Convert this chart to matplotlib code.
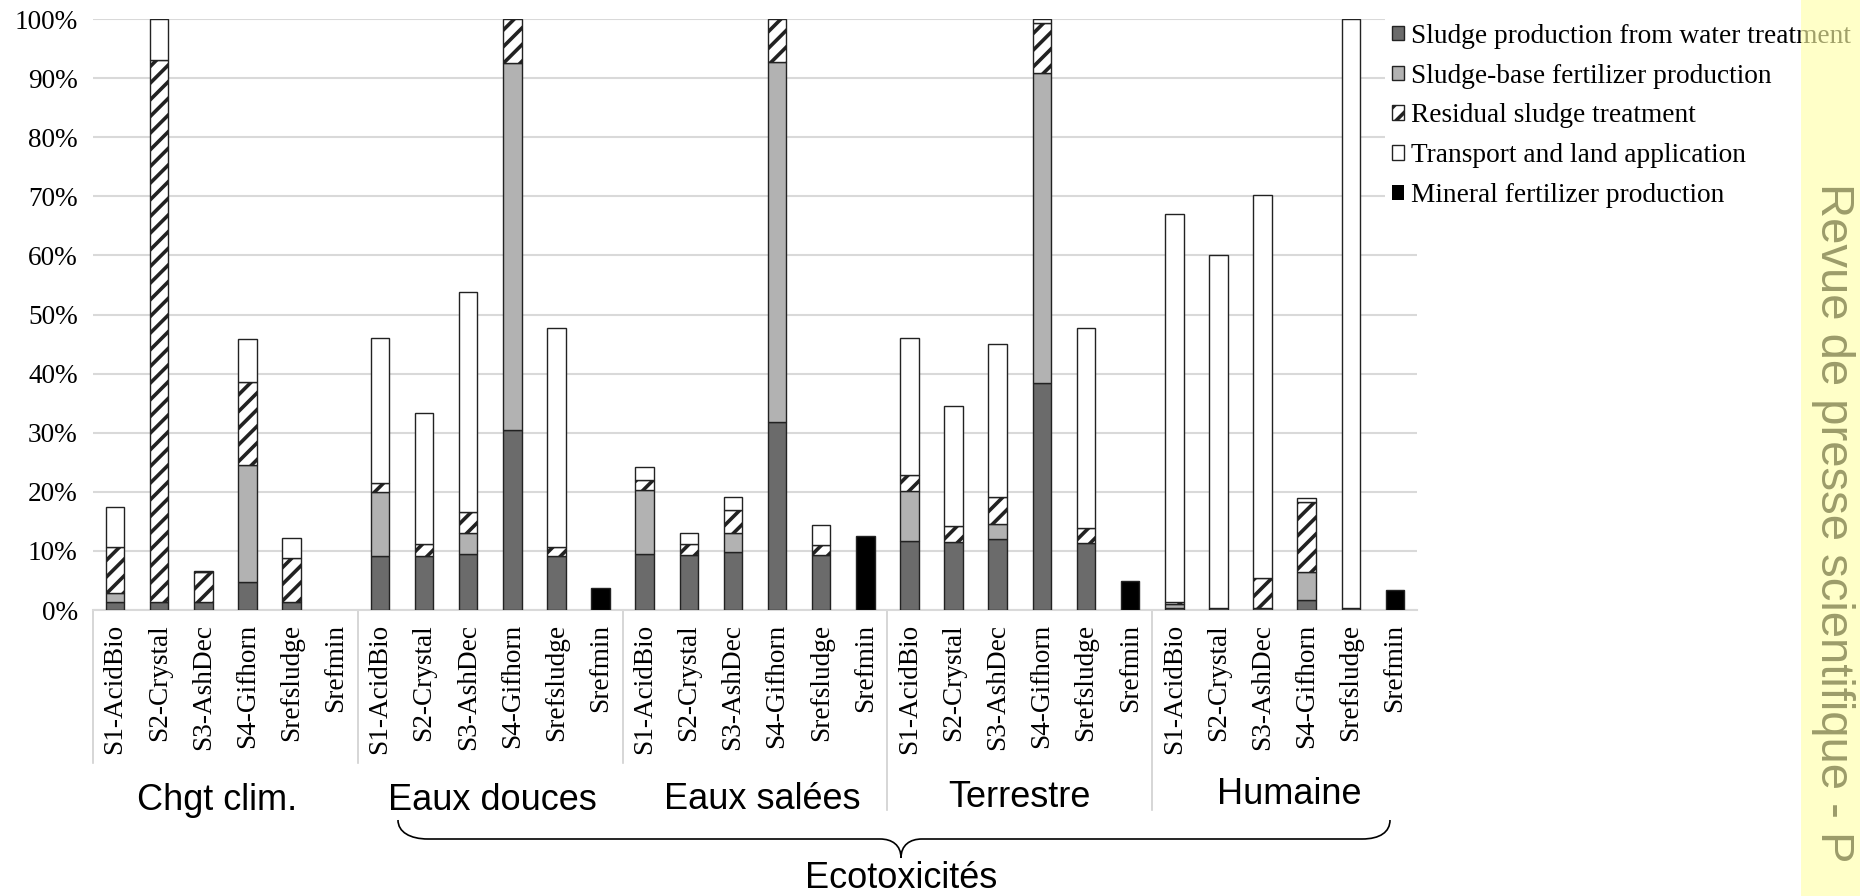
import matplotlib
matplotlib.use('Agg')
import matplotlib.pyplot as plt
import numpy as np
from matplotlib.patches import Rectangle, PathPatch
from matplotlib.path import Path
from matplotlib.transforms import blended_transform_factory

plt.rcParams['font.family'] = 'Liberation Serif'
plt.rcParams['hatch.linewidth'] = 2.6

groups = ['Chgt clim.', 'Eaux douces', 'Eaux salées', 'Terrestre', 'Humaine']
scenarios = ['S1-AcidBio', 'S2-Crystal', 'S3-AshDec', 'S4-Gifhorn', 'Srefsludge', 'Srefmin']
series_names = ['Sludge production from water treatment',
                'Sludge-base fertilizer production',
                'Residual sludge treatment',
                'Transport and land application',
                'Mineral fertilizer production']

# contributions in %, 6 scenarios per impact category
sludge_prod = [1.4, 1.4, 1.4, 4.8, 1.3, 0,
               9.1, 9.1, 9.5, 30.5, 9.1, 0,
               9.5, 9.3, 9.8, 31.8, 9.3, 0,
               11.6, 11.5, 12.0, 38.4, 11.4, 0,
               0.4, 0.3, 0.3, 1.7, 0.3, 0]
fert_prod = [1.5, 0, 0, 19.7, 0, 0,
             10.8, 0, 3.6, 62.0, 0, 0,
             10.8, 0, 3.3, 61.0, 0, 0,
             8.6, 0, 2.6, 52.4, 0, 0,
             0.6, 0, 0, 4.8, 0, 0]
residual = [7.7, 91.7, 5.0, 14.1, 7.5, 0,
            1.6, 2.0, 3.5, 7.5, 1.6, 0,
            1.7, 1.8, 3.9, 7.2, 1.7, 0,
            2.6, 2.7, 4.6, 8.6, 2.4, 0,
            0.4, 0, 5.1, 11.8, 0, 0]
transport = [6.9, 6.9, 0.2, 7.2, 3.4, 0,
             24.6, 22.2, 37.2, 0, 37.1, 0,
             2.2, 2.0, 2.2, 0, 3.4, 0,
             23.2, 20.3, 25.8, 0.6, 34.0, 0,
             65.6, 59.8, 64.9, 0.6, 99.7, 0]
mineral = [0, 0, 0, 0, 0, 0,
           0, 0, 0, 0, 0, 3.8,
           0, 0, 0, 0, 0, 12.5,
           0, 0, 0, 0, 0, 4.9,
           0, 0, 0, 0, 0, 3.3]

W, H = 1860, 896

def fx(px):
    return px / W

def fy(py):
    return 1 - py / H

fig = plt.figure(figsize=(W / 100, H / 100), dpi=100)
ax = fig.add_axes([fx(93), fy(610), 1324 / W, 591 / H])

x = np.arange(len(groups) * len(scenarios))
styles = [dict(color='#6b6b6b'),
          dict(color='#b2b2b2'),
          dict(color='white', hatch='//'),
          dict(color='white'),
          dict(color='black')]
bottom = np.zeros(len(x))
for name, vals, st in zip(series_names,
                          [sludge_prod, fert_prod, residual, transport, mineral],
                          styles):
    vals = np.array(vals)
    # no outline for empty segments
    lw = np.where(vals > 0, 1.0, 0.0)
    ax.bar(x, vals, 0.42, bottom=bottom, label=name, edgecolor='#222222',
           linewidth=lw, zorder=3, **st)
    bottom += vals

ax.set_xlim(-0.5, len(x) - 0.5)
ax.set_ylim(0, 100)
ax.set_yticks(range(0, 101, 10))
ax.set_yticklabels([f'{v}%' for v in range(0, 101, 10)], fontsize=19.6)
ax.set_xticks(x)
ax.set_xticklabels(scenarios * len(groups), rotation=90, fontsize=19.6)
ax.tick_params(axis='x', length=0, pad=10)
ax.tick_params(axis='y', length=0, pad=11)
ax.grid(axis='y', color='#d9d9d9', linewidth=1.5)
ax.set_axisbelow(True)
for s in ['top', 'left', 'right']:
    ax.spines[s].set_visible(False)
ax.spines['bottom'].set_color('#d9d9d9')
ax.spines['bottom'].set_linewidth(1.5)

# separators between impact categories below the axis
xt = ax.get_xaxis_transform()
sep_ends = [763, 763, 763, 810, 810]
for k, end in enumerate(sep_ends):
    ax.plot([6 * k - 0.5] * 2, [0, -(end - 610) / 591], transform=xt,
            color='#d0d0d0', linewidth=1.2, clip_on=False)

# impact category names
bt = blended_transform_factory(ax.transData, fig.transFigure)
label_x = [2.3, 8.56, 14.66, 20.49, 26.61]
label_base = [810, 810, 809, 807, 804]
for name, lx, lb in zip(groups, label_x, label_base):
    ax.text(lx, fy(lb), name, transform=bt, ha='center', va='baseline',
            family='Liberation Sans', fontsize=26, clip_on=False)

# curly brace grouping the ecotoxicity categories
pts = [(398, 820), (398, 832), (410, 839), (428, 839),
       (880, 839),
       (892, 839), (901, 845), (901, 858),
       (901, 845), (910, 839), (922, 839),
       (1362, 839),
       (1380, 839), (1390, 832), (1390, 820)]
codes = [Path.MOVETO, Path.CURVE4, Path.CURVE4, Path.CURVE4,
         Path.LINETO,
         Path.CURVE4, Path.CURVE4, Path.CURVE4,
         Path.CURVE4, Path.CURVE4, Path.CURVE4,
         Path.LINETO,
         Path.CURVE4, Path.CURVE4, Path.CURVE4]
brace = Path([(fx(px), fy(py)) for px, py in pts], codes)
fig.add_artist(PathPatch(brace, transform=fig.transFigure, facecolor='none',
                         edgecolor='black', linewidth=1.2))
fig.text(fx(901), fy(888), 'Ecotoxicités', ha='center', va='baseline',
         family='Liberation Sans', fontsize=26)

ax.legend(loc='upper left', bbox_to_anchor=(fx(1385), fy(17)),
          bbox_transform=fig.transFigure, fontsize=19.7, frameon=True,
          facecolor='white', edgecolor='none', framealpha=1, fancybox=False,
          borderpad=0.25, borderaxespad=0, handlelength=0.45,
          handleheight=0.45, handletextpad=0.25, labelspacing=0.54)

# side banner
fig.add_artist(Rectangle((fx(1801), 0), 1 - fx(1801), 1, transform=fig.transFigure,
                         facecolor=(1, 1, 0.66), alpha=0.63, edgecolor='none',
                         zorder=5))
fig.text(fx(1821), fy(183), 'Revue de presse scientifique - P', rotation=-90,
         rotation_mode='anchor', ha='left', va='baseline',
         family='Liberation Sans', fontsize=34, color='#9c9c6a', zorder=6)

fig.savefig('out.png', dpi=100)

Directions:
Take the lines from the start of the material to the line with "from matplotlib.transforms import", both included, and transcribe them exactly without the pictures.

Answer to this exercise:
Convert this chart to matplotlib code.
import matplotlib
matplotlib.use('Agg')
import matplotlib.pyplot as plt
import numpy as np
from matplotlib.patches import Rectangle, PathPatch
from matplotlib.path import Path
from matplotlib.transforms import blended_transform_factory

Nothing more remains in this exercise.